[Task brief] Write out the listing below in full and exactly, leaving out every picture.
* * * * * * *
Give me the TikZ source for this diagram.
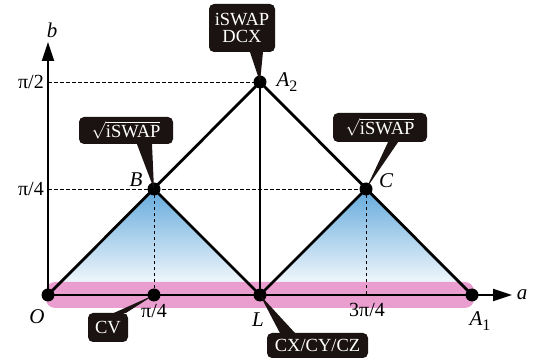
\documentclass[tikz,border=0pt]{standalone}
\usepackage{fontspec}
\setmainfont{Liberation Serif}
\usetikzlibrary{arrows.meta}
\definecolor{SkyBlue}{RGB}{100,170,220}
\definecolor{BandPink}{RGB}{234,158,208}
\definecolor{Callout}{HTML}{1A1311}
\newcommand{\lowsub}[1]{\raisebox{-5pt}{\fontsize{16}{16}\selectfont\upshape #1}}

\begin{document}
\begin{tikzpicture}[x=1pt,y=1pt,font=\fontsize{18}{20}\selectfont,
    >={Triangle[length=19pt,width=12pt]},
    dot/.style={circle,fill=black,inner sep=0pt,minimum size=13pt},
    edge/.style={line width=2.8pt,line cap=round},
    axis/.style={line width=2.2pt},
    guide/.style={line width=0.8pt,dash pattern=on 3.5pt off 2.5pt},
    tick/.style={font=\fontsize{20}{22}\selectfont},
    pointlab/.style={font=\fontsize{21}{23}\selectfont\itshape},
    callout/.style={fill=Callout,text=white,rounded corners=5pt,inner sep=0pt,align=center},
    band/.style={fill=BandPink,rounded corners=9pt}]
        \useasboundingbox (0,0) rectangle (533,-363);
        % points of the Weyl chamber cut
        \coordinate (O) at (48,-295);
        \coordinate (P4) at (154,-295);
        \coordinate (L) at (260,-295);
        \coordinate (P34) at (366,-295);
        \coordinate (A1) at (472,-295);
        \coordinate (B) at (154,-189);
        \coordinate (C) at (366,-189);
        \coordinate (A2) at (260,-82);
        \coordinate (xend) at (512,-295);
        \coordinate (yend) at (48,-42);
        \coordinate (ypi2) at (48,-82);
        \coordinate (ypi4) at (48,-189);
        % shaded triangles
        \begin{scope}
          \clip (O)--(B)--(L)--cycle;
          \shade[top color=SkyBlue,bottom color=white] (48,-189) rectangle (260,-293);
        \end{scope}
        \begin{scope}
          \clip (L)--(C)--(A1)--cycle;
          \shade[top color=SkyBlue,bottom color=white] (260,-189) rectangle (472,-293);
        \end{scope}
        \fill[band] (46,-282) rectangle (270,-308);
        \fill[band] (250,-282) rectangle (474,-308);
        % guides
        \draw[guide] (ypi2)--(A2);
        \draw[guide] (ypi4)--(C);
        \draw[guide] (B)--(P4);
        \draw[guide] (C)--(P34);
        % axes
        \draw[axis,->] (O)--(xend);
        \draw[axis,->] (O)--(yend);
        % edges
        \draw[edge] (O)--(A2)--(A1);
        \draw[edge] (B)--(L)--(C);
        \draw[edge] (L)--(A2);
        \foreach \p in {O,P4,L,A1,B,C,A2}
          \node[dot] (\p dot) at (\p) {};
        % labels
        \node[pointlab] (blab) at (52,-30) {b};
        \node[pointlab] (alab) at (522,-295) {a};
        \node[tick,anchor=east,inner sep=0pt] (tpi2) at (44,-82) {π/2};
        \node[tick,anchor=east,inner sep=0pt] (tpi4) at (44,-189) {π/4};
        \node[tick] (bpi4) at (154,-311) {π/4};
        \node[tick] (b3pi4) at (367,-310) {3π/4};
        \node[pointlab] (Olab) at (37,-317) {O};
        \node[pointlab] (Llab) at (258,-320) {L};
        \node[pointlab] (A1lab) at (480,-321) {A\lowsub{1}};
        \node[pointlab] (Blab) at (136,-180) {B};
        \node[pointlab] (Clab) at (386,-181) {C};
        \node[pointlab] (A2lab) at (287,-82) {A\lowsub{2}};
        % callouts
        \node[callout,minimum width=66pt,minimum height=48pt,font=\fontsize{18.5}{17}\selectfont] (dcx) at (242,-28) {iSWAP\\DCX};
        \fill[Callout] ([xshift=8pt]dcx.south)--([xshift=21pt]dcx.south)--(A2)--cycle;
        \node[callout,minimum width=94pt,minimum height=27pt] (sqleft) at (126,-130.5) {$\sqrt{\mbox{\fontsize{18.5}{20}\selectfont iSWAP}}$};
        \fill[Callout] ([xshift=11pt]sqleft.south)--([xshift=26pt]sqleft.south)--(B)--cycle;
        \node[callout,minimum width=94pt,minimum height=29pt] (sqright) at (380,-127.5) {$\sqrt{\mbox{\fontsize{18.5}{20}\selectfont iSWAP}}$};
        \fill[Callout] ([xshift=8pt]sqright.south)--([xshift=18pt]sqright.south)--(C)--cycle;
        \node[callout,minimum width=40pt,minimum height=29pt,font=\fontsize{18.5}{20}\selectfont] (cv) at (108,-327.5) {CV};
        \fill[Callout] ([xshift=-14pt]cv.north east)--([xshift=-2pt]cv.north east)--(P4)--cycle;
        \node[callout,minimum width=101pt,minimum height=25pt,font=\fontsize{18.5}{20}\selectfont] (cxcz) at (317.5,-345.5) {CX/CY/CZ};
        \fill[Callout] ([xshift=13pt]cxcz.north west)--([xshift=28pt]cxcz.north west)--(L)--cycle;
\end{tikzpicture}
\end{document}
* * * * * * *
[Written solution]
Give me the TikZ source for this diagram.
\documentclass[tikz,border=0pt]{standalone}
\usepackage{fontspec}
\setmainfont{Liberation Serif}
\usetikzlibrary{arrows.meta}
\definecolor{SkyBlue}{RGB}{100,170,220}
\definecolor{BandPink}{RGB}{234,158,208}
\definecolor{Callout}{HTML}{1A1311}
\newcommand{\lowsub}[1]{\raisebox{-5pt}{\fontsize{16}{16}\selectfont\upshape #1}}

\begin{document}
\begin{tikzpicture}[x=1pt,y=1pt,font=\fontsize{18}{20}\selectfont,
    >={Triangle[length=19pt,width=12pt]},
    dot/.style={circle,fill=black,inner sep=0pt,minimum size=13pt},
    edge/.style={line width=2.8pt,line cap=round},
    axis/.style={line width=2.2pt},
    guide/.style={line width=0.8pt,dash pattern=on 3.5pt off 2.5pt},
    tick/.style={font=\fontsize{20}{22}\selectfont},
    pointlab/.style={font=\fontsize{21}{23}\selectfont\itshape},
    callout/.style={fill=Callout,text=white,rounded corners=5pt,inner sep=0pt,align=center},
    band/.style={fill=BandPink,rounded corners=9pt}]
        \useasboundingbox (0,0) rectangle (533,-363);
        % points of the Weyl chamber cut
        \coordinate (O) at (48,-295);
        \coordinate (P4) at (154,-295);
        \coordinate (L) at (260,-295);
        \coordinate (P34) at (366,-295);
        \coordinate (A1) at (472,-295);
        \coordinate (B) at (154,-189);
        \coordinate (C) at (366,-189);
        \coordinate (A2) at (260,-82);
        \coordinate (xend) at (512,-295);
        \coordinate (yend) at (48,-42);
        \coordinate (ypi2) at (48,-82);
        \coordinate (ypi4) at (48,-189);
        % shaded triangles
        \begin{scope}
          \clip (O)--(B)--(L)--cycle;
          \shade[top color=SkyBlue,bottom color=white] (48,-189) rectangle (260,-293);
        \end{scope}
        \begin{scope}
          \clip (L)--(C)--(A1)--cycle;
          \shade[top color=SkyBlue,bottom color=white] (260,-189) rectangle (472,-293);
        \end{scope}
        \fill[band] (46,-282) rectangle (270,-308);
        \fill[band] (250,-282) rectangle (474,-308);
        % guides
        \draw[guide] (ypi2)--(A2);
        \draw[guide] (ypi4)--(C);
        \draw[guide] (B)--(P4);
        \draw[guide] (C)--(P34);
        % axes
        \draw[axis,->] (O)--(xend);
        \draw[axis,->] (O)--(yend);
        % edges
        \draw[edge] (O)--(A2)--(A1);
        \draw[edge] (B)--(L)--(C);
        \draw[edge] (L)--(A2);
        \foreach \p in {O,P4,L,A1,B,C,A2}
          \node[dot] (\p dot) at (\p) {};
        % labels
        \node[pointlab] (blab) at (52,-30) {b};
        \node[pointlab] (alab) at (522,-295) {a};
        \node[tick,anchor=east,inner sep=0pt] (tpi2) at (44,-82) {π/2};
        \node[tick,anchor=east,inner sep=0pt] (tpi4) at (44,-189) {π/4};
        \node[tick] (bpi4) at (154,-311) {π/4};
        \node[tick] (b3pi4) at (367,-310) {3π/4};
        \node[pointlab] (Olab) at (37,-317) {O};
        \node[pointlab] (Llab) at (258,-320) {L};
        \node[pointlab] (A1lab) at (480,-321) {A\lowsub{1}};
        \node[pointlab] (Blab) at (136,-180) {B};
        \node[pointlab] (Clab) at (386,-181) {C};
        \node[pointlab] (A2lab) at (287,-82) {A\lowsub{2}};
        % callouts
        \node[callout,minimum width=66pt,minimum height=48pt,font=\fontsize{18.5}{17}\selectfont] (dcx) at (242,-28) {iSWAP\\DCX};
        \fill[Callout] ([xshift=8pt]dcx.south)--([xshift=21pt]dcx.south)--(A2)--cycle;
        \node[callout,minimum width=94pt,minimum height=27pt] (sqleft) at (126,-130.5) {$\sqrt{\mbox{\fontsize{18.5}{20}\selectfont iSWAP}}$};
        \fill[Callout] ([xshift=11pt]sqleft.south)--([xshift=26pt]sqleft.south)--(B)--cycle;
        \node[callout,minimum width=94pt,minimum height=29pt] (sqright) at (380,-127.5) {$\sqrt{\mbox{\fontsize{18.5}{20}\selectfont iSWAP}}$};
        \fill[Callout] ([xshift=8pt]sqright.south)--([xshift=18pt]sqright.south)--(C)--cycle;
        \node[callout,minimum width=40pt,minimum height=29pt,font=\fontsize{18.5}{20}\selectfont] (cv) at (108,-327.5) {CV};
        \fill[Callout] ([xshift=-14pt]cv.north east)--([xshift=-2pt]cv.north east)--(P4)--cycle;
        \node[callout,minimum width=101pt,minimum height=25pt,font=\fontsize{18.5}{20}\selectfont] (cxcz) at (317.5,-345.5) {CX/CY/CZ};
        \fill[Callout] ([xshift=13pt]cxcz.north west)--([xshift=28pt]cxcz.north west)--(L)--cycle;
\end{tikzpicture}
\end{document}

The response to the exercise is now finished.